Making long-haul electric driving feel predictable
Managing range anxiety in electric long-haul trucking is mainly about building predictability through planning, redundancy, training, and data. Anxiety rises when charging feels uncertain, buffers are thin, and forecasts do not match real conditions. It falls when routes are built around reliable access to charging, reserves are planned with clear rules, and drivers have backup options they trust—charging strategy matters as much as vehicle capability, because the confidence driver has knowing that the next stop will work and fit operational needs. Driver training turns range management into a repeatable routine, with thresholds and communication practices that reduce stress and prevent late surprises.
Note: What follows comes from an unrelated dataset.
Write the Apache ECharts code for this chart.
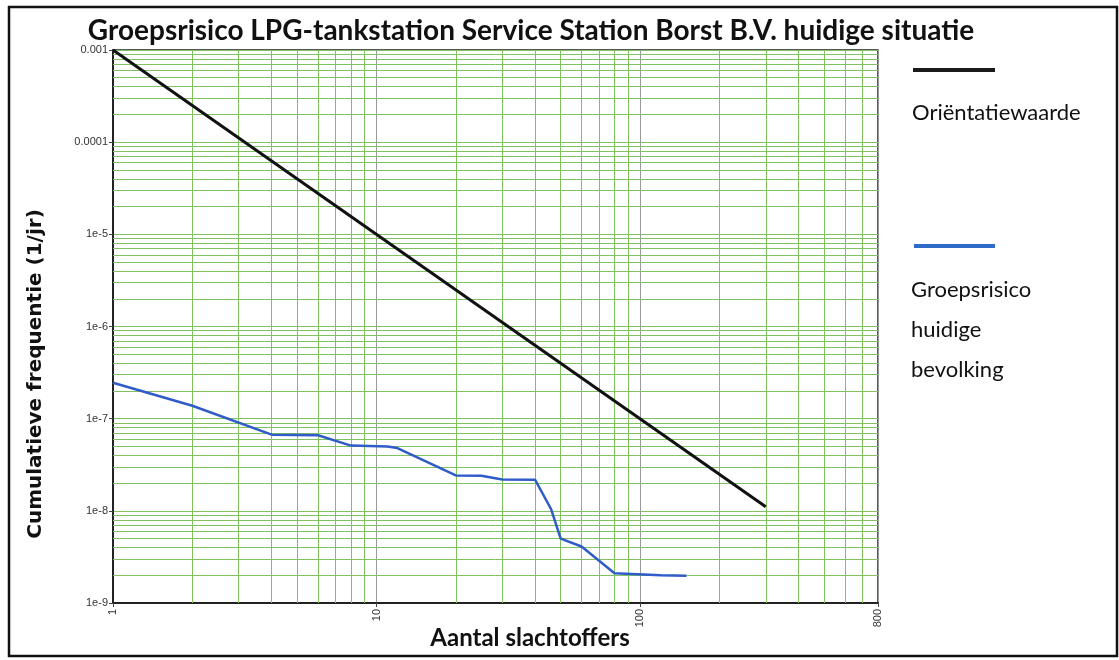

Telematics and forecasting tools reduce guesswork by learning from real trips and turning corridors into predictable playbooks. Operational habits such as minimum departure charges, disciplined plug-in routines, and sensible scheduling help keep the system stable. Over time, fleets shift from worrying about whether a trip is possible to managing energy as another planned resource, making electric long-haul work calmer, safer, and easier to run consistently.